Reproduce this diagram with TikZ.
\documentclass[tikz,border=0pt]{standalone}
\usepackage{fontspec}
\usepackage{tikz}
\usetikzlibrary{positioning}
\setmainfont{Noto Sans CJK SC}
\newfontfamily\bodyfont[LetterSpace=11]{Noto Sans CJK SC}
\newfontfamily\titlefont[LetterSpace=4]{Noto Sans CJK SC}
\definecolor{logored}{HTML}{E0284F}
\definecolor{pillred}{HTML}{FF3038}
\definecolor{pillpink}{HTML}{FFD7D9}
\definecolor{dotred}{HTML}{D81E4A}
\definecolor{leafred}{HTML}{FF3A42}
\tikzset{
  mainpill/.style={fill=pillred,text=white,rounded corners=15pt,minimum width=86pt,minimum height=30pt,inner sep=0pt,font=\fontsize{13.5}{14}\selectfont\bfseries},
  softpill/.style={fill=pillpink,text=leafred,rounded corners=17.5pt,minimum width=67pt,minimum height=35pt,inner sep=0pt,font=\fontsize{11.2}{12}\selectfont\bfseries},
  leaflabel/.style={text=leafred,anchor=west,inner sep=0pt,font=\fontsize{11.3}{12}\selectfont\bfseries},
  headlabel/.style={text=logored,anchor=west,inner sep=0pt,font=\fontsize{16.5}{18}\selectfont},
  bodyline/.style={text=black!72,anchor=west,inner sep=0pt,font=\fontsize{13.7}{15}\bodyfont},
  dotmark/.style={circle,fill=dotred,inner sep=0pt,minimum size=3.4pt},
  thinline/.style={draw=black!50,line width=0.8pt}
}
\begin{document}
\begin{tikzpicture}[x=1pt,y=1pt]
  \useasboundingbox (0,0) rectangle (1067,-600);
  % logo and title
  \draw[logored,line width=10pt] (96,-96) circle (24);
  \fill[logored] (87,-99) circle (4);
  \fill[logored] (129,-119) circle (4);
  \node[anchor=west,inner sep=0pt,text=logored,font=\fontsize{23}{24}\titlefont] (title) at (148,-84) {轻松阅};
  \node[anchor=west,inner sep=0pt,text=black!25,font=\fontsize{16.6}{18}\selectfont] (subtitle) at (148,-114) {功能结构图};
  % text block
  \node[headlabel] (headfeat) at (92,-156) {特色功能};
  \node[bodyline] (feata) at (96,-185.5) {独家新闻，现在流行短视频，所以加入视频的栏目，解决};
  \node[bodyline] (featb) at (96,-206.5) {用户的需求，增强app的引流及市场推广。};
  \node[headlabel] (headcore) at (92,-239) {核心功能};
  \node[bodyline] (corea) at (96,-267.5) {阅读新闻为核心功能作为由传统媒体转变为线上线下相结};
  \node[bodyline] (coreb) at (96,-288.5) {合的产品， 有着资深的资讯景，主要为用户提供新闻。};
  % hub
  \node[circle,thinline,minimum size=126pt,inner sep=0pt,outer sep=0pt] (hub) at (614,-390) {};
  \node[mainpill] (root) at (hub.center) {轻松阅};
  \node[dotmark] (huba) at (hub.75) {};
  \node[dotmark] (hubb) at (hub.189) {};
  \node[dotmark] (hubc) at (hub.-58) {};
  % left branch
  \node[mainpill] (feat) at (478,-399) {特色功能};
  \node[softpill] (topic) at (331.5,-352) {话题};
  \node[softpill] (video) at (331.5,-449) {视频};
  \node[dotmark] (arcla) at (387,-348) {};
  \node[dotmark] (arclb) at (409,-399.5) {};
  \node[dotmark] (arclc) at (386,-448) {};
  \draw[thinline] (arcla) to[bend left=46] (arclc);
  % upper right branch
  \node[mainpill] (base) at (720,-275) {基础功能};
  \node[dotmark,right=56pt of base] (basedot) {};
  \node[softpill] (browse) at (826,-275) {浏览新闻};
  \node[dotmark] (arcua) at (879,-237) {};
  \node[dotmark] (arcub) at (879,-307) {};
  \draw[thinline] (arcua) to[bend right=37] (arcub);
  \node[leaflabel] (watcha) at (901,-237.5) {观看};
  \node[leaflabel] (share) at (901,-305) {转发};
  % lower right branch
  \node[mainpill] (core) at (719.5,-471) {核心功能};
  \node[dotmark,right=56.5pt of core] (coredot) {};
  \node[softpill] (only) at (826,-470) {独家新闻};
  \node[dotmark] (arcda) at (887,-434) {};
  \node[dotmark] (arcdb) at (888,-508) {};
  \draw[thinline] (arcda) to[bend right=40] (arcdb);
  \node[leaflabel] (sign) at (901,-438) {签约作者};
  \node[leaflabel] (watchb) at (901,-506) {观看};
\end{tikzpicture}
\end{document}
· · · · · · ·
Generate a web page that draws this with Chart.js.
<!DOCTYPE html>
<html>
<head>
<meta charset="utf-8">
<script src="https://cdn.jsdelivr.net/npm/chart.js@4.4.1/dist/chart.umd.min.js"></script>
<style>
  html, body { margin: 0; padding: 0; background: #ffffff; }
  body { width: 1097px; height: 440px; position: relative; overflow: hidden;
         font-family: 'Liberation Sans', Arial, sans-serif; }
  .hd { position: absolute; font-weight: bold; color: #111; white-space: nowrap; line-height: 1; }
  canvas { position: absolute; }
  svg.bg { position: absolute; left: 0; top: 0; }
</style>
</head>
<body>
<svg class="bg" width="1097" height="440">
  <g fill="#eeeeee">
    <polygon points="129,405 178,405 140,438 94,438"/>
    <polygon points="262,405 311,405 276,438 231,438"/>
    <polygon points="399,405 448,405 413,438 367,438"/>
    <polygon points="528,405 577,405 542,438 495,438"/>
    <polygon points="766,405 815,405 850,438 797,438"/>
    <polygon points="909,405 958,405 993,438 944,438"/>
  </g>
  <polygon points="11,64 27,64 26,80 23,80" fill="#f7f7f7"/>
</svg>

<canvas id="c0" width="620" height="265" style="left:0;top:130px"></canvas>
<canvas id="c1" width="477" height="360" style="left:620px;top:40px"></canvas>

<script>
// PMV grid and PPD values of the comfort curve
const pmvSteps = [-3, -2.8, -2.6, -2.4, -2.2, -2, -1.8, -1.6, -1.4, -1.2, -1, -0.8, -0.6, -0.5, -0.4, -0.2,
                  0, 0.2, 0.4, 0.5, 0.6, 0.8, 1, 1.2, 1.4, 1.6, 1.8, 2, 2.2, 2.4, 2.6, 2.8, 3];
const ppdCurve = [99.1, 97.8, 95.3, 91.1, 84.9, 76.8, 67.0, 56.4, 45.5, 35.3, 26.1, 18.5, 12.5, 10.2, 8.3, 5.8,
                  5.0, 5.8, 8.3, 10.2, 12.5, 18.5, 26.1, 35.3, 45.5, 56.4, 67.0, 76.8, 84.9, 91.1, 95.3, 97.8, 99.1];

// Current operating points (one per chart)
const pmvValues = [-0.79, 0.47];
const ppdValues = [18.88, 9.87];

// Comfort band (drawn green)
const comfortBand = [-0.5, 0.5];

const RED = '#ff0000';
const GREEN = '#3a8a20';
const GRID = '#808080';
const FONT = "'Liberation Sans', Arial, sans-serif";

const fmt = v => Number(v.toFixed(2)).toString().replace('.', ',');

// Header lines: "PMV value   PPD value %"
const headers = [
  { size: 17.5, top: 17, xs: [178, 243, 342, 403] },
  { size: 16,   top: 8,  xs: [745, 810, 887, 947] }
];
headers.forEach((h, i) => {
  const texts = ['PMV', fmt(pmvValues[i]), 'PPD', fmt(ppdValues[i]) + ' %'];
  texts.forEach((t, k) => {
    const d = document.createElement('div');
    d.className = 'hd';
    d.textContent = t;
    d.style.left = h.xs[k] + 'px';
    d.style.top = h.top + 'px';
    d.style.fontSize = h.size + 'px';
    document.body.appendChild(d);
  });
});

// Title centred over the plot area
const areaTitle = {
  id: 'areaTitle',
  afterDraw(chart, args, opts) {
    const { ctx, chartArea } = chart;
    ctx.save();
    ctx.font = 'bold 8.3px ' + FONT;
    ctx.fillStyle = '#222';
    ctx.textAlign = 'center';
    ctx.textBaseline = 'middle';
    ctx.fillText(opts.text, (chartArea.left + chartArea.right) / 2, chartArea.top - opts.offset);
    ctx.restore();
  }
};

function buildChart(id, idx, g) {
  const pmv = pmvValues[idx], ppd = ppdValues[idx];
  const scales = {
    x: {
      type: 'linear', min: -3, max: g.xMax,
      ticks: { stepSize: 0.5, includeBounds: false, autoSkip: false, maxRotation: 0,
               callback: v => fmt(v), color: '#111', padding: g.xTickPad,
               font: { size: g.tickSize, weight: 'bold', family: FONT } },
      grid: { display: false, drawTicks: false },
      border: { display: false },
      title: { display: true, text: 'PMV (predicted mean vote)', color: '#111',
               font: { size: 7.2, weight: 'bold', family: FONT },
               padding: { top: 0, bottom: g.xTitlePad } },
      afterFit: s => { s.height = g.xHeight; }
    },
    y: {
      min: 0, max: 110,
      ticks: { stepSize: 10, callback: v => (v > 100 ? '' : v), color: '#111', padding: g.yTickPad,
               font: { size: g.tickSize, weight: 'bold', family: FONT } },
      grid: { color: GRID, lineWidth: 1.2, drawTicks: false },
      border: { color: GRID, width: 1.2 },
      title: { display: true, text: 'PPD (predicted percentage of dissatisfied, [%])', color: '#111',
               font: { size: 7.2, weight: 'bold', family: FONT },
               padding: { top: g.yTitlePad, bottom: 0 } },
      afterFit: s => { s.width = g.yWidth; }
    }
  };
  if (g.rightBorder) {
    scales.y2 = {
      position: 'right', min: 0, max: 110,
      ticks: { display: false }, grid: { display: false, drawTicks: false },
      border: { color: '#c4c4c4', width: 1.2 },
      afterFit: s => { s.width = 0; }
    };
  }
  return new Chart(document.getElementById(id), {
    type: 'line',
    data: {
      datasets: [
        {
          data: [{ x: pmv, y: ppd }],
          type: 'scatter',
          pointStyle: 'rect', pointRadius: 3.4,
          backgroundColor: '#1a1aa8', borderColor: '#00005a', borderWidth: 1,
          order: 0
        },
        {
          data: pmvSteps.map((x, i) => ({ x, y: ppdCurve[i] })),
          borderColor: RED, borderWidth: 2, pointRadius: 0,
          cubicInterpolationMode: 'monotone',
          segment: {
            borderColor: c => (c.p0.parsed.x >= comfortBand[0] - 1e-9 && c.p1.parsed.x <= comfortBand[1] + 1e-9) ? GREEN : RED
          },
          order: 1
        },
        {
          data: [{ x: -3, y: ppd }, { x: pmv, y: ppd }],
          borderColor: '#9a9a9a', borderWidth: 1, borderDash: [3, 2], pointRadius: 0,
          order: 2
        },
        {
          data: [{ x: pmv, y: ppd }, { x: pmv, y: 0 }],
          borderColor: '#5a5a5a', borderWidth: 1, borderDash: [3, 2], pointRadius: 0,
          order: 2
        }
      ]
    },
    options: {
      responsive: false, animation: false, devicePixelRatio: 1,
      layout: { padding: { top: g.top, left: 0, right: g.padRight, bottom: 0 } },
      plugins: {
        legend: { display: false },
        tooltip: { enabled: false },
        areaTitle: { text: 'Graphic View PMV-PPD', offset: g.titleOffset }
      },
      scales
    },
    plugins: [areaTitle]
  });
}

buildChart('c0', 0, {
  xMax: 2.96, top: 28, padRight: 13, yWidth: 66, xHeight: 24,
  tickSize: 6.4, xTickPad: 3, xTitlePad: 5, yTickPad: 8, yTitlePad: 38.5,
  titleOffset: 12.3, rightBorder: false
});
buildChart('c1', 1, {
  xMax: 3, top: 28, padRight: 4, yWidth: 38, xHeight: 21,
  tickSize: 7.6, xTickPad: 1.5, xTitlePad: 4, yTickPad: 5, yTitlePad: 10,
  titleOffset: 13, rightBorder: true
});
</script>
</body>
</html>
· · · · · · ·
:: REQUIRED TASK ::
In how many lines of the data does the string "with" appear? Give only the number.

:: RESPONSE ::
2